Hi, I was just looking at an example for a certain problem and noticed that in the second step they went to arctan(epsilon). I know there's a form that is equal to arctan but am a little unsure.
I've come across formulas on the web such as
arctan(x) = ∫(dt)/(a2+t2)
but nothing else that would get to arctan.

Can somebody please direct me to the correct formula?

2. Feb 17, 2017

### Staff: Mentor

3. Feb 17, 2017

### Staff: Mentor

I think the $\varepsilon$ in the term with $\tan^{-1}$ is misleading. What if you substitute $u := \frac{t}{\varepsilon}$ and solve the integral?

4. Feb 17, 2017

### Aristotle

If you don't mind me asking, where did you get t/ε from?

5. Feb 17, 2017

### Staff: Mentor

For the integral, $\varepsilon$ is only a disturbing constant as $\pi$ is. I simply tried to get the integral in the form $\int \frac{1}{1+x^2} dx$ which means to pull out $\varepsilon^2$ in the denominator.

6. Feb 17, 2017

### Aristotle

The only way I see taking ε2 out of the denominator is dividing that number by itself for numerator and denominator.
But you would get ∫(1/ε)⋅( (dt) / ( (t22)+1) )

7. Feb 17, 2017

### Staff: Mentor

Yes, and now substitute $u := \frac{t}{\varepsilon}$ and replace $dt$ by $du$.

8. Feb 17, 2017

### Aristotle

Wouldn't that get you arctan(t) and not arctan(ε)?

9. Feb 17, 2017

### Staff: Mentor

$\arctan u$ as I see it. I don't understand how the $\varepsilon$ get's into the argument of $\arctan$. As such it is the variable where the $\pm \infty$ apply to, not the $\varepsilon$ from the limit.
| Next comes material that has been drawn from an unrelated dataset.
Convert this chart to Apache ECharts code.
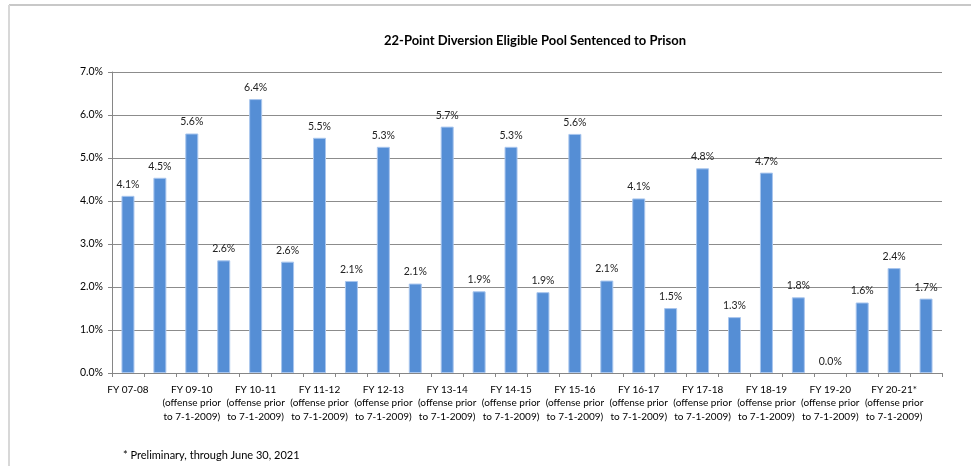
<!DOCTYPE html>
<html>
<head>
<meta charset="utf-8">
<script src="https://cdn.jsdelivr.net/npm/echarts@6/dist/echarts.min.js"></script>
<style>
  html, body { margin: 0; padding: 0; background: #fff; }
  #main { width: 971px; height: 466px; }
</style>
</head>
<body>
<div id="main"></div>
<script>
  // 26 bars, only every other category is labeled in the original
  const prior = "\n(offense prior\nto 7-1-2009)";
  const categories = [
    "FY 07-08", "",
    "FY 09-10" + prior, "",
    "FY 10-11" + prior, "",
    "FY 11-12" + prior, "",
    "FY 12-13" + prior, "",
    "FY 13-14" + prior, "",
    "FY 14-15" + prior, "",
    "FY 15-16" + prior, "",
    "FY 16-17" + prior, "",
    "FY 17-18" + prior, "",
    "FY 18-19" + prior, "",
    "FY 19-20" + prior, "",
    "FY 20-21*" + prior, ""
  ];
  const pctValues = [
    4.12, 4.54, 5.57, 2.62, 6.37, 2.59, 5.47, 2.14, 5.26, 2.08,
    5.73, 1.90, 5.26, 1.88, 5.56, 2.15, 4.06, 1.51, 4.76, 1.30,
    4.66, 1.76, 0.0, 1.64, 2.44, 1.73
  ];
  const yTicks = { min: 0, max: 7, interval: 1 };

  const font = "Lato, 'Noto Sans', sans-serif";
  const chart = echarts.init(document.getElementById("main"), null, { renderer: "canvas" });

  chart.setOption({
    animation: false,
    textStyle: { fontFamily: font },
    title: {
      text: "22-Point Diversion Eligible Pool Sentenced to Prison",
      left: 530,
      top: 29,
      textAlign: "center",
      textStyle: { fontSize: 13, fontWeight: "bold", color: "#000", fontFamily: font }
    },
    graphic: [
      { type: "line", shape: { x1: 9, y1: 5, x2: 971, y2: 5 }, style: { stroke: "#c8c8c8", lineWidth: 2 } },
      { type: "line", shape: { x1: 9, y1: 5, x2: 9, y2: 466 }, style: { stroke: "#d8d8d8", lineWidth: 2 } },
      {
        type: "text", left: 123, top: 450,
        style: { text: "* Preliminary, through June 30, 2021", fontSize: 11, fill: "#000", fontFamily: font }
      }
    ],
    grid: { left: 112, right: 29, top: 72, bottom: 93 },
    xAxis: {
      type: "category",
      data: categories,
      boundaryGap: true,
      axisLine: { lineStyle: { color: "#868686", width: 1 } },
      axisTick: { show: true, interval: 0, length: 4, lineStyle: { color: "#868686" } },
      axisLabel: {
        interval: 0,
        color: "#000",
        fontSize: 10,
        lineHeight: 13.5,
        margin: 10,
        fontFamily: font
      }
    },
    yAxis: {
      type: "value",
      min: yTicks.min,
      max: yTicks.max,
      interval: yTicks.interval,
      axisLine: { show: true, lineStyle: { color: "#868686" } },
      axisTick: { show: true, length: 4, lineStyle: { color: "#868686" } },
      splitLine: { lineStyle: { color: "#8c8c8c", width: 1 } },
      axisLabel: {
        color: "#000",
        fontSize: 10.5,
        margin: 9,
        fontFamily: font,
        formatter: (v) => v.toFixed(1) + "%"
      }
    },
    series: [{
      type: "bar",
      // zero-height bar gets no outline, as in the original
      data: pctValues.map((v) => (v === 0 ? { value: v, itemStyle: { borderWidth: 0 } } : v)),
      barWidth: 13,
      itemStyle: { color: "#558ED5", borderColor: "#a9c6ee", borderWidth: 1 },
      label: {
        show: true,
        position: "top",
        distance: 6,
        color: "#222",
        fontSize: 10.5,
        fontFamily: font,
        formatter: (p) => p.value.toFixed(1) + "%"
      }
    }]
  });
</script>
</body>
</html>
I said I find the notation misleading. But it's only a temporary result anyway, so I didn't bother too much.

10. Feb 17, 2017

### Aristotle

Thank you so much for your help! I also got the same. Possibly their answer is incorrect...

11. Feb 17, 2017

### Staff: Mentor

Why? It's $1$ in the end, so the result is correct, only the $\varepsilon$ in between is odd.

12. Feb 17, 2017

### Aristotle

Woops didnt mean to say the answer was wrong.
But yeah the ε in the arctan in that step is odd. Think they forgot a 't' in the numerator.